--- START RECORDS SUPPLIED ---
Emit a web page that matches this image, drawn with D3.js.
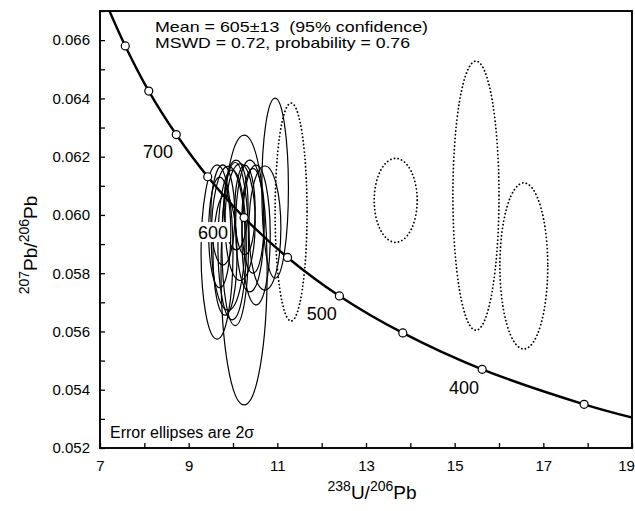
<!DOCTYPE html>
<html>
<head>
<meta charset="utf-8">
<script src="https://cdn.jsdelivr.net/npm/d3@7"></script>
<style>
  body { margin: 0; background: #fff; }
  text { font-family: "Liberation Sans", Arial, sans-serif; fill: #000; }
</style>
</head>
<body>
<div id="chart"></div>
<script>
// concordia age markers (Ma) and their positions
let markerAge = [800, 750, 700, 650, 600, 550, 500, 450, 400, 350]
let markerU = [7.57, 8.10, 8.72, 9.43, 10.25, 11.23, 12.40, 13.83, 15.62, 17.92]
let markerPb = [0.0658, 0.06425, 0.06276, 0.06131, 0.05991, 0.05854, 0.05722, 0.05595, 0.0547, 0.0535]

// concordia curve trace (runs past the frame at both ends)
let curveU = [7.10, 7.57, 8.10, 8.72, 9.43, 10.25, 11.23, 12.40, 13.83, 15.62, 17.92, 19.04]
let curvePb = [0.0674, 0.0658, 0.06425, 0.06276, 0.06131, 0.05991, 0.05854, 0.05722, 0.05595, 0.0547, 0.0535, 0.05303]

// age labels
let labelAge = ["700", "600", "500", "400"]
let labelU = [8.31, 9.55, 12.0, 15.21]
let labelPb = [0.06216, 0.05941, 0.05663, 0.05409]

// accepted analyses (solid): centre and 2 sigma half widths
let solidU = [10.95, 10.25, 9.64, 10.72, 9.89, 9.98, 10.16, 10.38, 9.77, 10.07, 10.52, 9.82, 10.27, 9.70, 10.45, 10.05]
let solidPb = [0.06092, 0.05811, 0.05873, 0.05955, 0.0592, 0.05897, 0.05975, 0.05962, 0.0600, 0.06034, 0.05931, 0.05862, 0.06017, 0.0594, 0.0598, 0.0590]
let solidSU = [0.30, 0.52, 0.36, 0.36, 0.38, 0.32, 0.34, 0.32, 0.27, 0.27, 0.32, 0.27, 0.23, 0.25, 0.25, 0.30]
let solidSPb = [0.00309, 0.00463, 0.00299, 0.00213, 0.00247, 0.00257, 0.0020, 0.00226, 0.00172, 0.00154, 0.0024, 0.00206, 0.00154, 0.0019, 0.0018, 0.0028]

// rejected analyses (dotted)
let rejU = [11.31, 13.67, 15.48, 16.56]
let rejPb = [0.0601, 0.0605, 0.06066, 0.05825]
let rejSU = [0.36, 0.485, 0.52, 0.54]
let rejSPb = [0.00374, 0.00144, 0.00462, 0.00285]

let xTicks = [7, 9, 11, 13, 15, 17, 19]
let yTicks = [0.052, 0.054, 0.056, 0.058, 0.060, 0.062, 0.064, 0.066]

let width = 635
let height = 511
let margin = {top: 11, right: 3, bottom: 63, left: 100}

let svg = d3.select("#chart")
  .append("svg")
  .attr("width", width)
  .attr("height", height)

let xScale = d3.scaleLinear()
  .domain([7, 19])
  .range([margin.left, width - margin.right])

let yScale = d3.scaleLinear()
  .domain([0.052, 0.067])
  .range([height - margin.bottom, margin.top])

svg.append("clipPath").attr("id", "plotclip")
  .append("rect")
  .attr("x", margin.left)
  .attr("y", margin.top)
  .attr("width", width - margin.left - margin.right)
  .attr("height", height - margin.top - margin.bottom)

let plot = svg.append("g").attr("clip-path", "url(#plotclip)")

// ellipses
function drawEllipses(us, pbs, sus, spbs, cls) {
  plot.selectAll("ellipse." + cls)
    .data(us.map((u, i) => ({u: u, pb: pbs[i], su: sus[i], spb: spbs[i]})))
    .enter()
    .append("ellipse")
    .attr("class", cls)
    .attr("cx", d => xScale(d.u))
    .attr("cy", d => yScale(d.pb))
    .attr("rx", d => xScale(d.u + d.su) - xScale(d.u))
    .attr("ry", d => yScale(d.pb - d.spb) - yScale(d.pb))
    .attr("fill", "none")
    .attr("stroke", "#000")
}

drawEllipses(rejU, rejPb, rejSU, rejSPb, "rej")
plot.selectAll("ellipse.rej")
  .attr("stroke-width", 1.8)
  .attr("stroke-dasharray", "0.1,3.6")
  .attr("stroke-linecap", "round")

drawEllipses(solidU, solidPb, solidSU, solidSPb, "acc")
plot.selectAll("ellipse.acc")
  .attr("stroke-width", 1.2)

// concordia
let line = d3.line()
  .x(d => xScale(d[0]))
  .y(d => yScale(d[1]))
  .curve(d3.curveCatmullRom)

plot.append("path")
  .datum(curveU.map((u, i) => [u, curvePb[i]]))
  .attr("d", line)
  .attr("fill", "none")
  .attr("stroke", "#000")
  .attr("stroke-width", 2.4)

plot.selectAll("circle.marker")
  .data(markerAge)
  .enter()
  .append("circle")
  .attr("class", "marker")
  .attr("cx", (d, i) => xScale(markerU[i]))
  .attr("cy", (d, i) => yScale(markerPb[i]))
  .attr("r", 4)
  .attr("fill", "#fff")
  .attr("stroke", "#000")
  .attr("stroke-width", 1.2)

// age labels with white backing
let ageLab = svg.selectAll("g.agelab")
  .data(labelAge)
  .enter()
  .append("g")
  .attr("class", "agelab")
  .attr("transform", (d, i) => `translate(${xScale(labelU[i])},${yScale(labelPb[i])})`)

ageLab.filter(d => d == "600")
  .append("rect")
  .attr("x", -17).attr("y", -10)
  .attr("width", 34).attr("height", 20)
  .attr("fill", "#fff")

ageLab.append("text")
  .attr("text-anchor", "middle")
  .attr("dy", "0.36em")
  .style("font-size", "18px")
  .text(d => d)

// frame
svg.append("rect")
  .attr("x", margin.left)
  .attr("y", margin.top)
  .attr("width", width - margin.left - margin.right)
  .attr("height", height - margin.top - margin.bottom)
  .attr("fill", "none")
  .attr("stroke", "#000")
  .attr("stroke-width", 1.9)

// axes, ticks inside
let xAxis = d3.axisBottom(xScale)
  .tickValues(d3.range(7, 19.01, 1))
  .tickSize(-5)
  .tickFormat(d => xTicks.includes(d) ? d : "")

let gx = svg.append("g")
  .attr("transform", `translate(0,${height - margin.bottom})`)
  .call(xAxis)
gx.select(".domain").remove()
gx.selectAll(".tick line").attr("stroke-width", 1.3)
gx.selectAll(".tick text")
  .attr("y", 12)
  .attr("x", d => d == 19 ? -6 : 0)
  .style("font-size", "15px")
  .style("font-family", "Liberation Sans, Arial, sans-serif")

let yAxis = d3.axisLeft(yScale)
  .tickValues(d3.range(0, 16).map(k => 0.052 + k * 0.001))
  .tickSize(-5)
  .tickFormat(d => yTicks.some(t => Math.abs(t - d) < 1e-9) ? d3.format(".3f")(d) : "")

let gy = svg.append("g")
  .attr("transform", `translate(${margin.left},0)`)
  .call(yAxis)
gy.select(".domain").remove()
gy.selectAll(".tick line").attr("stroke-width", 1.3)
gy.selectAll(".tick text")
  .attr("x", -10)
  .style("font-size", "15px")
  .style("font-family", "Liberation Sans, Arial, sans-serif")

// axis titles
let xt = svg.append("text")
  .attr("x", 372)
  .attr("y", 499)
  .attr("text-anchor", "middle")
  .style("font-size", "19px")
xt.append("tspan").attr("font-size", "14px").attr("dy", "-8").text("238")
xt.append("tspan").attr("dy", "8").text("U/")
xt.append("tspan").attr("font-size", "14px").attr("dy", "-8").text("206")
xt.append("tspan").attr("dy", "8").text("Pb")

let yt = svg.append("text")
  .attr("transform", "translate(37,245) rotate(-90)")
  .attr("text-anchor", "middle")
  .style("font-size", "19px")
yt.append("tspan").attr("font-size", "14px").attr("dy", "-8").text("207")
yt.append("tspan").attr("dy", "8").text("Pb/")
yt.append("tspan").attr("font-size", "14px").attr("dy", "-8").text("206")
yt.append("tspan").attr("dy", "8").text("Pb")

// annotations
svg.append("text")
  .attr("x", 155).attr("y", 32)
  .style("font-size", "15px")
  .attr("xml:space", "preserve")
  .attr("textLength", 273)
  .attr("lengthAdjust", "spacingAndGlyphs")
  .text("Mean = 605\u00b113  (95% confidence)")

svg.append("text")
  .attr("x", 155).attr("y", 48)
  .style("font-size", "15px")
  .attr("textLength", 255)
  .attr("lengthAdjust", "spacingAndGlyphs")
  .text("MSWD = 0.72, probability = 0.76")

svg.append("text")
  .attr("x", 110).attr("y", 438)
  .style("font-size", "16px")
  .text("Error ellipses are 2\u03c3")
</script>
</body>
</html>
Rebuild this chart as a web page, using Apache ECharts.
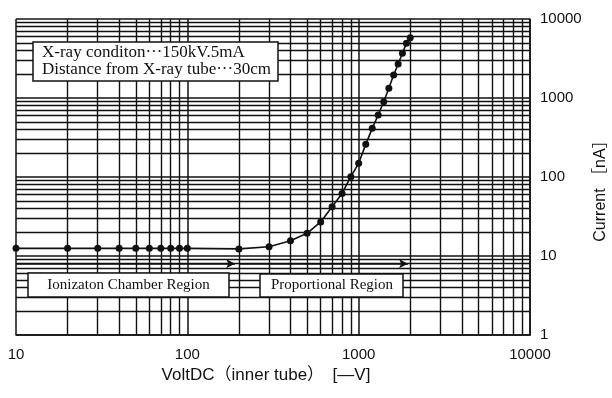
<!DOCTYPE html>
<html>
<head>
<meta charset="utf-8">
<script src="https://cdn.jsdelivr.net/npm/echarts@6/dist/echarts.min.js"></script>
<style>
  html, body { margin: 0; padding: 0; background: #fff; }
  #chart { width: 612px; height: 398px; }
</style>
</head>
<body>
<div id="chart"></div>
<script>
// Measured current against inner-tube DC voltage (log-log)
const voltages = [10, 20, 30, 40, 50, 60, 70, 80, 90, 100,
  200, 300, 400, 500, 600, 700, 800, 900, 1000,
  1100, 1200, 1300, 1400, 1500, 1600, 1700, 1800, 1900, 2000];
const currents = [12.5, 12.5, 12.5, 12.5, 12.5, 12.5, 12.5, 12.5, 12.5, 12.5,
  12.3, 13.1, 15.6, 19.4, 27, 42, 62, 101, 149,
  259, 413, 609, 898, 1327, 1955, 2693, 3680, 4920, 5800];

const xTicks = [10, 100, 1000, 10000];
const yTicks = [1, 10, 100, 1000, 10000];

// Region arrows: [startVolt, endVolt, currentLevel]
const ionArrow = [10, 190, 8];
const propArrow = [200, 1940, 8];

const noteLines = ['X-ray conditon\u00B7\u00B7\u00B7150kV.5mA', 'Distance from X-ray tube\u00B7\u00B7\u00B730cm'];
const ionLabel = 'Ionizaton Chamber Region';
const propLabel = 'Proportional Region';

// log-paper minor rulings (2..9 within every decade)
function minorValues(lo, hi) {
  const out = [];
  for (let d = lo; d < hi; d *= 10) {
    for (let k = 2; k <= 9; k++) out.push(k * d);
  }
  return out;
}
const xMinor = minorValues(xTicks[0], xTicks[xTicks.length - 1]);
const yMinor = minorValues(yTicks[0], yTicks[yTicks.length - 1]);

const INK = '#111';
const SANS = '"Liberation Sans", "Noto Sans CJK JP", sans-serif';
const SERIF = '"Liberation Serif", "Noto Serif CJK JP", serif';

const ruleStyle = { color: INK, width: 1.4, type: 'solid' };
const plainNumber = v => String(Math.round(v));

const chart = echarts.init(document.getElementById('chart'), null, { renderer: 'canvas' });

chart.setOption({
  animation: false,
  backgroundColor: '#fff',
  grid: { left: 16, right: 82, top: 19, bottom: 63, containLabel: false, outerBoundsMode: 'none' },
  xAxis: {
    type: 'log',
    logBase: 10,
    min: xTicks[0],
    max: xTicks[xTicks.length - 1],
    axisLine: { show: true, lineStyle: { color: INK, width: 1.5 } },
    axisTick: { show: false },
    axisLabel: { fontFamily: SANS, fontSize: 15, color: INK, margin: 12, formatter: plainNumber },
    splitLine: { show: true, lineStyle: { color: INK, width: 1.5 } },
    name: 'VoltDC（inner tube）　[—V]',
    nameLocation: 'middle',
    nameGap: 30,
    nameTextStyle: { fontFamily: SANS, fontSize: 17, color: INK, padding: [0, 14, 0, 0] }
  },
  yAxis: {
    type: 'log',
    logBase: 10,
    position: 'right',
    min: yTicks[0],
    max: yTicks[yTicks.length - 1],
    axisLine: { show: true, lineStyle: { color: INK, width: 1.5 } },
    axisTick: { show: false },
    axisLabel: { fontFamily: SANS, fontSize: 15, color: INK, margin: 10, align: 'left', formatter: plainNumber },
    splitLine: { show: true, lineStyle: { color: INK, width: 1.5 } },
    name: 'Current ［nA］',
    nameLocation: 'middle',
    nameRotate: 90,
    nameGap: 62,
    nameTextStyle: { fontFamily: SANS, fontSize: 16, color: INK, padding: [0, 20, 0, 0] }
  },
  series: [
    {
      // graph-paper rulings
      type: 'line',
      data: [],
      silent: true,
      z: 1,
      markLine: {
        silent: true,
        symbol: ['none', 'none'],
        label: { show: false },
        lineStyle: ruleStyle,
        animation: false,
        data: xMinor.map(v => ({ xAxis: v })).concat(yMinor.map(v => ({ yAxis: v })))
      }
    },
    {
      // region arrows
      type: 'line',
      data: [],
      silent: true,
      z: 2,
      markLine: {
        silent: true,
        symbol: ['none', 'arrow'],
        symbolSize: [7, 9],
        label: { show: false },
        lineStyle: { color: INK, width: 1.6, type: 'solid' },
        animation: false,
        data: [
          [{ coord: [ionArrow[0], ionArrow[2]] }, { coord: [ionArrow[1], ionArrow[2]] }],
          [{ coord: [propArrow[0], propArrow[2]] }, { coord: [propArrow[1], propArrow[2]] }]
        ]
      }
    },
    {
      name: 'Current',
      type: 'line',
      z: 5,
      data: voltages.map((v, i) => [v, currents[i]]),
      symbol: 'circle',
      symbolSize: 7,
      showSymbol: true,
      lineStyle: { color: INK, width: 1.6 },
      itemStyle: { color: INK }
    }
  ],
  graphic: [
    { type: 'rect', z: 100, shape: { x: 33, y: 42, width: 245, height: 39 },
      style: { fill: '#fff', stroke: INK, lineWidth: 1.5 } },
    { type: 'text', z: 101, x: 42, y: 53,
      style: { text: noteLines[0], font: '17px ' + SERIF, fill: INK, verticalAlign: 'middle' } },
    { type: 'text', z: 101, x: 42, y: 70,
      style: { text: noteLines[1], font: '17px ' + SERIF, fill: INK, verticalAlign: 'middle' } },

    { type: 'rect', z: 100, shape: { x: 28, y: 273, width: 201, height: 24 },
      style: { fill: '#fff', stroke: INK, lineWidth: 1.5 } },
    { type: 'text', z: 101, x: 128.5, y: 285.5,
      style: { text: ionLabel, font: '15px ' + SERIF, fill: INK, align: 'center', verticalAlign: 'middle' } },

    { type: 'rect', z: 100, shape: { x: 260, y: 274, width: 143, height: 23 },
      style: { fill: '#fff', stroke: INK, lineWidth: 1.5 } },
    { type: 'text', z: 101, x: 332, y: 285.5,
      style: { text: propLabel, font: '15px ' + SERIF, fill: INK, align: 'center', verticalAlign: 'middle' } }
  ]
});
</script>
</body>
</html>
--- END RECORDS SUPPLIED ---
WHAT IS NEEDED
Set the lines above down again, word for word, from the first through the one containing "0.0019, 0.0018, 0.0028]"; pictures excluded.

CORRECT RESPONSE
Emit a web page that matches this image, drawn with D3.js.
<!DOCTYPE html>
<html>
<head>
<meta charset="utf-8">
<script src="https://cdn.jsdelivr.net/npm/d3@7"></script>
<style>
  body { margin: 0; background: #fff; }
  text { font-family: "Liberation Sans", Arial, sans-serif; fill: #000; }
</style>
</head>
<body>
<div id="chart"></div>
<script>
// concordia age markers (Ma) and their positions
let markerAge = [800, 750, 700, 650, 600, 550, 500, 450, 400, 350]
let markerU = [7.57, 8.10, 8.72, 9.43, 10.25, 11.23, 12.40, 13.83, 15.62, 17.92]
let markerPb = [0.0658, 0.06425, 0.06276, 0.06131, 0.05991, 0.05854, 0.05722, 0.05595, 0.0547, 0.0535]

// concordia curve trace (runs past the frame at both ends)
let curveU = [7.10, 7.57, 8.10, 8.72, 9.43, 10.25, 11.23, 12.40, 13.83, 15.62, 17.92, 19.04]
let curvePb = [0.0674, 0.0658, 0.06425, 0.06276, 0.06131, 0.05991, 0.05854, 0.05722, 0.05595, 0.0547, 0.0535, 0.05303]

// age labels
let labelAge = ["700", "600", "500", "400"]
let labelU = [8.31, 9.55, 12.0, 15.21]
let labelPb = [0.06216, 0.05941, 0.05663, 0.05409]

// accepted analyses (solid): centre and 2 sigma half widths
let solidU = [10.95, 10.25, 9.64, 10.72, 9.89, 9.98, 10.16, 10.38, 9.77, 10.07, 10.52, 9.82, 10.27, 9.70, 10.45, 10.05]
let solidPb = [0.06092, 0.05811, 0.05873, 0.05955, 0.0592, 0.05897, 0.05975, 0.05962, 0.0600, 0.06034, 0.05931, 0.05862, 0.06017, 0.0594, 0.0598, 0.0590]
let solidSU = [0.30, 0.52, 0.36, 0.36, 0.38, 0.32, 0.34, 0.32, 0.27, 0.27, 0.32, 0.27, 0.23, 0.25, 0.25, 0.30]
let solidSPb = [0.00309, 0.00463, 0.00299, 0.00213, 0.00247, 0.00257, 0.0020, 0.00226, 0.00172, 0.00154, 0.0024, 0.00206, 0.00154, 0.0019, 0.0018, 0.0028]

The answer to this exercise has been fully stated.